Grassley Pushes Immigration Authorities to Hold Employers Accountable for H-1B Visa Fraud
Senator Chuck Grassley today pressed Immigration and Customs Enforcement to step up its commitment to end the fraud and abuse of the H-1B visa program.
Grassley noted that within the last year, Citizenship and Immigration Services personnel have made an effort to identify employers who may have misrepresented their hiring intentions, but it appears that very few prosecutions have moved forward.
"It's important that the work of USCIS fraud detection agents is not ignored, and that employers who violate our immigration system are held accountable to the fullest extent of the law," Grassley wrote.
Grassley is a proponent of legal immigration, but believes that fraud and abuse has become all too prevalent in the H-1B visa program. He has led the effort to close loopholes and enact reform in the H-1B visa program and introduced H-1B reform legislation with Senator Dick Durbin. Grassley has also asked questions of both American and foreign based companies about their use of the H-1B visa program.
Here is a copy of the text of the letter Grassley sent to Department of Homeland Security Assistant Secretary John Morton.
November 6, 2009
The Honorable John T. Morton
Immigration and Customs Enforcement
Department of Homeland Security
500 12th Street, SW
Washington, DC 20536
Dear Assistant Secretary Morton:
When we met six months ago, we discussed the need to increase visa fraud investigations and prosecute those who abuse our legal immigration system. As I stated then, I am very concerned about the rampant fraud in the H-1B visa program, especially in light of an internal U.S. Citizenship and Immigration Services (USCIS) assessment of the program. I'm writing today to ask again for your commitment to go after fraud and abuse by employers and to help put integrity back into this visa program.

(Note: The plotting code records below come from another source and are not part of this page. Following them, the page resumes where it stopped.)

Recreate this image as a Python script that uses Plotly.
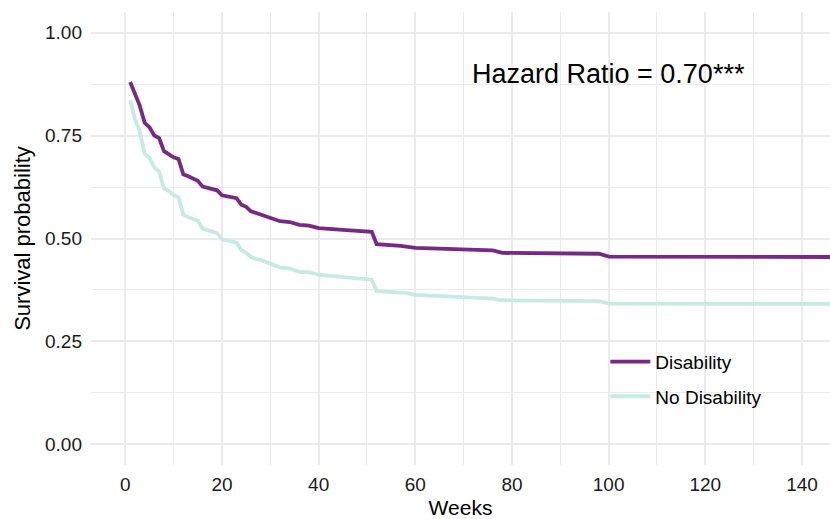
import plotly.graph_objects as go

# Disability curve (week, survival probability)
dis_weeks = [1, 2, 3, 4, 5, 6, 7, 8, 9, 10, 11, 12, 13, 14, 15, 16, 17, 18, 19, 20,
             22, 23, 24, 25, 26, 28, 30, 32, 34, 36, 38, 40, 45, 50, 51, 52, 57, 60,
             70, 76, 78, 90, 98, 100, 150]
dis_surv = [0.880, 0.850, 0.822, 0.781, 0.770, 0.750, 0.744, 0.712, 0.705, 0.697,
            0.693, 0.656, 0.651, 0.646, 0.640, 0.626, 0.623, 0.620, 0.617, 0.605,
            0.600, 0.598, 0.582, 0.577, 0.566, 0.558, 0.551, 0.542, 0.540, 0.533,
            0.531, 0.525, 0.521, 0.518, 0.516, 0.486, 0.482, 0.477, 0.474, 0.471,
            0.465, 0.464, 0.463, 0.456, 0.455]

# No Disability curve
nod_weeks = [1, 2, 3, 4, 5, 6, 7, 8, 9, 10, 11, 12, 13, 14, 15, 16, 17, 18, 19, 20,
             22, 23, 24, 25, 26, 27, 28, 30, 32, 34, 36, 38, 40, 45, 50, 51, 52, 58,
             60, 70, 76, 78, 90, 98, 100, 150]
nod_surv = [0.836, 0.790, 0.760, 0.706, 0.696, 0.672, 0.662, 0.622, 0.615, 0.605,
            0.600, 0.558, 0.552, 0.547, 0.543, 0.524, 0.520, 0.516, 0.513, 0.498,
            0.493, 0.490, 0.472, 0.465, 0.455, 0.450, 0.448, 0.440, 0.430, 0.427,
            0.419, 0.418, 0.412, 0.406, 0.402, 0.400, 0.372, 0.368, 0.363, 0.358,
            0.354, 0.350, 0.349, 0.348, 0.342, 0.341]

x_ticks = [0, 20, 40, 60, 80, 100, 120, 140]
y_ticks = [0.0, 0.25, 0.5, 0.75, 1.0]
y_tick_labels = ["0.00", "0.25", "0.50", "0.75", "1.00"]
annotation_text = "Hazard Ratio = 0.70***"

FONT = "Liberation Sans, Arial, Helvetica, sans-serif"
GRID = "#EBEBEB"

fig = go.Figure()
fig.add_trace(go.Scatter(x=dis_weeks, y=dis_surv, mode="lines", name="Disability",
                         line=dict(color="#762A83", width=3.8), legendgroup="a"))
fig.add_trace(go.Scatter(x=nod_weeks, y=nod_surv, mode="lines", name="No Disability",
                         line=dict(color="#C7EAE5", width=3.8), legendgroup="b"))

fig.add_annotation(x=100, y=0.90, xref="x", yref="y", text=annotation_text,
                   showarrow=False, font=dict(family=FONT, size=27, color="black"))

fig.update_layout(
    width=830, height=519,
    margin=dict(l=91, r=0, t=12, b=54, autoexpand=False),
    paper_bgcolor="white", plot_bgcolor="white",
    font=dict(family=FONT, color="black"),
    showlegend=True,
    legend=dict(x=0.696, y=0.27, xanchor="left", yanchor="top",
                font=dict(family=FONT, size=19, color="black"),
                bgcolor="rgba(0,0,0,0)", tracegroupgap=7, itemwidth=40),
    xaxis=dict(range=[-7.1, 145.8], tickvals=x_ticks, showgrid=True, automargin=False,
               gridcolor=GRID, gridwidth=1.6, zeroline=False, showline=False,
               ticks="", tickfont=dict(size=19, color="#1a1a1a"),
               ticklabelstandoff=6,
               minor=dict(dtick=10, tick0=0, showgrid=True, gridcolor=GRID, gridwidth=0.9),
               title=dict(text="Weeks", font=dict(size=21), standoff=8)),
    yaxis=dict(range=[-0.05, 1.05], tickvals=y_ticks, ticktext=y_tick_labels,
               showgrid=True, gridcolor=GRID, gridwidth=1.6, zeroline=False, automargin=False,
               showline=False, ticks="", tickfont=dict(size=19, color="#1a1a1a"),
               ticklabelstandoff=8,
               minor=dict(dtick=0.125, tick0=0, showgrid=True, gridcolor=GRID, gridwidth=0.9),
               title=dict(text="Survival probability", font=dict(size=22), standoff=8)),
)

fig.write_html("out.html", config={"displayModeBar": False},
               post_script="document.body.style.margin='0';")
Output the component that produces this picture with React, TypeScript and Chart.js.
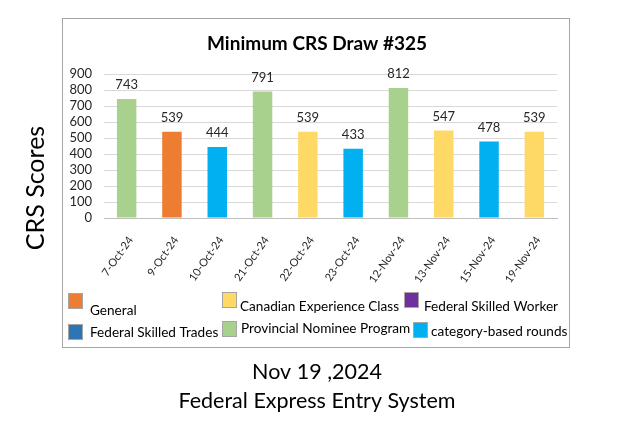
import React, { useEffect, useRef } from 'react';
import { Chart, registerables } from 'chart.js';

Chart.register(...registerables);

const chartTitle = 'Minimum CRS Draw #325';
const yAxisTitle = 'CRS Scores';
const footerLines = ['Nov 19 ,2024', 'Federal Express Entry System'];

const categories = ['7-Oct-24', '9-Oct-24', '10-Oct-24', '21-Oct-24', '22-Oct-24', '23-Oct-24', '12-Nov-24', '13-Nov-24', '15-Nov-24', '19-Nov-24'];
const scores = [743, 539, 444, 791, 539, 433, 812, 547, 478, 539];
const drawTypes = [
  'Provincial Nominee Program',
  'General',
  'category-based rounds',
  'Provincial Nominee Program',
  'Canadian Experience Class',
  'category-based rounds',
  'Provincial Nominee Program',
  'Canadian Experience Class',
  'category-based rounds',
  'Canadian Experience Class',
];
const yMin = 0;
const yMax = 900;
const yStep = 100;

const legendLabels = ['General', 'Canadian Experience Class', 'Federal Skilled Worker', 'Federal Skilled Trades', 'Provincial Nominee Program', 'category-based rounds'];
const legendColors = ['#ED7D31', '#FFD966', '#7030A0', '#2E75B6', '#A9D18E', '#00B0F0'];

// layout (positions only, not data)
const FONT = 'Lato, "Open Sans", sans-serif';
const legendLayout = [
  { sx: 68, sy: 293, tx: 90, ty: 311 },
  { sx: 222, sy: 292, tx: 240, ty: 307 },
  { sx: 404, sy: 292, tx: 424, ty: 307 },
  { sx: 68, sy: 324, tx: 90, ty: 333 },
  { sx: 222, sy: 321, tx: 241, ty: 329 },
  { sx: 413, sy: 322, tx: 431, ty: 332 },
];

const colorFor = (t: string) => legendColors[legendLabels.indexOf(t)];

const decorPlugin = {
  id: 'decor',
  beforeDraw(chart: any) {
    const ctx = chart.ctx;
    ctx.save();
    ctx.fillStyle = '#FFFFFF';
    ctx.fillRect(0, 0, chart.width, chart.height);
    ctx.strokeStyle = '#A6A6A6';
    ctx.lineWidth = 1;
    ctx.strokeRect(62.5, 18.5, 507, 329);
    ctx.restore();
  },
  afterDraw(chart: any) {
    const ctx = chart.ctx;
    ctx.save();
    ctx.fillStyle = '#000000';
    ctx.textAlign = 'center';
    ctx.textBaseline = 'middle';

    // title
    ctx.font = `bold 19px ${FONT}`;
    ctx.fillText(chartTitle, 317, 44);

    // data labels
    ctx.font = `13px ${FONT}`;
    ctx.fillStyle = '#262626';
    const meta = chart.getDatasetMeta(0);
    meta.data.forEach((bar: any, i: number) => {
      ctx.fillText(String(scores[i]), bar.x, bar.y - 14);
    });

    // y axis title
    ctx.save();
    ctx.fillStyle = '#000000';
    ctx.translate(36, 188);
    ctx.rotate(-Math.PI / 2);
    ctx.font = `25px ${FONT}`;
    ctx.fillText(yAxisTitle, 0, 0);
    ctx.restore();

    // legend
    ctx.textAlign = 'left';
    ctx.font = `13.6px ${FONT}`;
    legendLabels.forEach((label, i) => {
      const p = legendLayout[i];
      ctx.fillStyle = legendColors[i];
      ctx.fillRect(p.sx, p.sy, 15, 16);
      ctx.strokeStyle = '#A6A6A6';
      ctx.lineWidth = 1;
      ctx.strokeRect(p.sx + 0.5, p.sy + 0.5, 14, 15);
      ctx.fillStyle = '#000000';
      ctx.fillText(label, p.tx, p.ty);
    });

    // footer
    ctx.textAlign = 'center';
    ctx.font = `21.5px ${FONT}`;
    ctx.fillStyle = '#000000';
    ctx.fillText(footerLines[0], 317, 372);
    ctx.fillText(footerLines[1], 317, 401);
    ctx.restore();
  },
};

export default function App() {
  const ref = useRef<HTMLCanvasElement>(null);

  useEffect(() => {
    if (!ref.current) return;
    const chart = new Chart(ref.current, {
      type: 'bar',
      data: {
        labels: categories,
        datasets: [
          {
            data: scores,
            backgroundColor: drawTypes.map(colorFor),
            barPercentage: 0.43,
            categoryPercentage: 1,
          },
        ],
      },
      options: {
        responsive: false,
        animation: false,
        devicePixelRatio: 1,
        layout: { padding: { left: 62, right: 73, top: 74, bottom: 132 } },
        plugins: {
          legend: { display: false },
          title: { display: false },
          tooltip: { enabled: false },
        },
        scales: {
          x: {
            grid: { display: false },
            border: { display: true, color: '#BFBFBF' },
            ticks: {
              minRotation: 55,
              maxRotation: 55,
              autoSkip: false,
              padding: 8,
              labelOffset: 4,
              color: '#262626',
              font: { family: FONT, size: 11 },
            },
            afterFit(scale: any) {
              scale.height = 80;
            },
          },
          y: {
            min: yMin,
            max: yMax,
            grid: { color: '#D9D9D9', drawTicks: false },
            border: { display: false },
            ticks: {
              stepSize: yStep,
              autoSkip: false,
              padding: 12,
              color: '#262626',
              font: { family: FONT, size: 13 },
            },
            afterFit(scale: any) {
              scale.width = 42;
            },
          },
        },
      },
      plugins: [decorPlugin],
    });
    return () => chart.destroy();
  }, []);

  return (
    <div style={{ position: 'absolute', left: 0, top: 0, width: 630, height: 430 }}>
      <canvas ref={ref} width={630} height={430} style={{ display: 'block' }} />
    </div>
  );
}
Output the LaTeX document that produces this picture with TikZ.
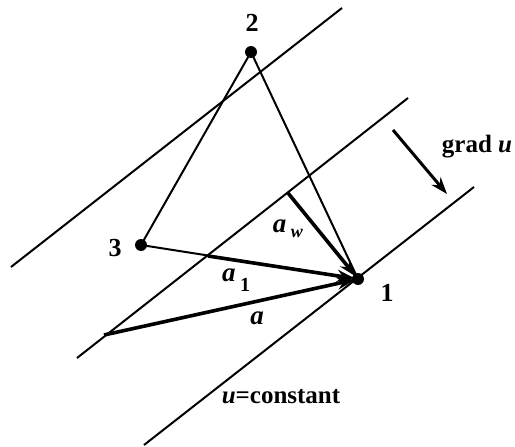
\documentclass[tikz,border=0pt]{standalone}
\usepackage{fontspec}
\setmainfont{Liberation Serif}
\usetikzlibrary{arrows.meta,calc}
\begin{document}
\begin{tikzpicture}[x=1pt,y=-1pt,
  thinline/.style={line width=2pt},
  vec/.style={line width=3.6pt,-{Stealth[length=18pt,width=12pt]},shorten >=3pt},
  dot/.style={circle,fill=black,inner sep=0pt,minimum size=12pt},
  lbl/.style={font=\fontsize{25}{28}\selectfont\bfseries,inner sep=0pt},
  nlbl/.style={font=\fontsize{26}{28}\selectfont\bfseries,inner sep=0pt},
  ilbl/.style={font=\fontsize{27}{30}\selectfont\bfseries\itshape,inner sep=0pt}]
\useasboundingbox (0,0) rectangle (515,447);
% level lines u=constant
\coordinate (l1a) at (11,267);  \coordinate (l1b) at (342,8);
\coordinate (l2a) at (77,358);  \coordinate (l2b) at (408,98);
\coordinate (l3a) at (144,445); \coordinate (l3b) at (474,187);
\draw[thinline] (l1a) -- (l1b);
\draw[thinline] (l2a) -- (l2b);
\draw[thinline] (l3a) -- (l3b);
% vertices
\node[dot] (p1) at (358,279) {};
\node[dot] (p2) at (251,52) {};
\node[dot] (p3) at (141,245) {};
\node[nlbl] (t1) at (387,293) {1};
\node[nlbl] (t2) at (252,23) {2};
\node[nlbl] (t3) at (115,248) {3};
% triangle
\draw[thinline] (p2.center) -- (p3.center);
\draw[thinline] (p2.center) -- (p1.center);
\draw[thinline] (p3.center) -- (p1.center);
% vectors
\coordinate (qa) at (104,335);
\coordinate (qw) at (288,193);
\coordinate (q1) at (208,256);
\draw[vec] (qw) -- (p1.center);
\draw[vec] (q1) -- (p1.center);
\draw[vec] (qa) -- (p1.center);
\node[ilbl] (law) at (288,229) {a\,\raisebox{-5pt}{\fontsize{18}{18}\selectfont w}};
\node[ilbl] (la1) at (236,280) {a\,\raisebox{-10pt}{\fontsize{20}{20}\selectfont\upshape 1}};
\node[ilbl] (la) at (257,318) {a};
% gradient
\coordinate (g1) at (393,130);
\coordinate (g2) at (447,194);
\draw[line width=3pt,-{Stealth[length=17pt,width=12pt]}] (g1) -- (g2);
\node[lbl] (lg) at (477,147) {grad \textit{u}};
\node[lbl] (lc) at (281,397) {\textit{u}=constant};
\end{tikzpicture}
\end{document}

Upon release of the benefits fraud and compliance assessment last year, USCIS issued internal field guidance informing adjudicators of the findings and instructing them to make changes to how they adjudicate H-1B petitions. Additionally, fraud detection agents have poured over hundreds of already approved applications to determine if employers misrepresented their intentions and are truly hiring highly skilled individuals for work in the United States.
Unfortunately, not many cases are being prosecuted. Meanwhile, some companies continue to hire H-1B visa holders and then outsource them to other worksites. Such was the case with the indictment of Vision Systems Group, Inc. earlier this year in my home state. Your agency alleges that the company did not have jobs available for the H-1B workers they petitioned for, and placed them in non-pay status upon arrival in the United States. Additionally, Vision Systems allegedly submitted Labor Condition Applications (LCAs) with the U.S. Department of Labor (DOL) that stated prevailing wage data for a location in Iowa rather than the higher prevailing wage for the location outside Iowa where the worker would actually be employed.
It's my hope that your department will continue to focus on cases like the one I mentioned. It's important that the work of USCIS fraud detection agents is not ignored, and that employers who violate our immigration system are held accountable to the fullest extent of the law.
I appreciate your consideration of this matter, and await your response to this letter.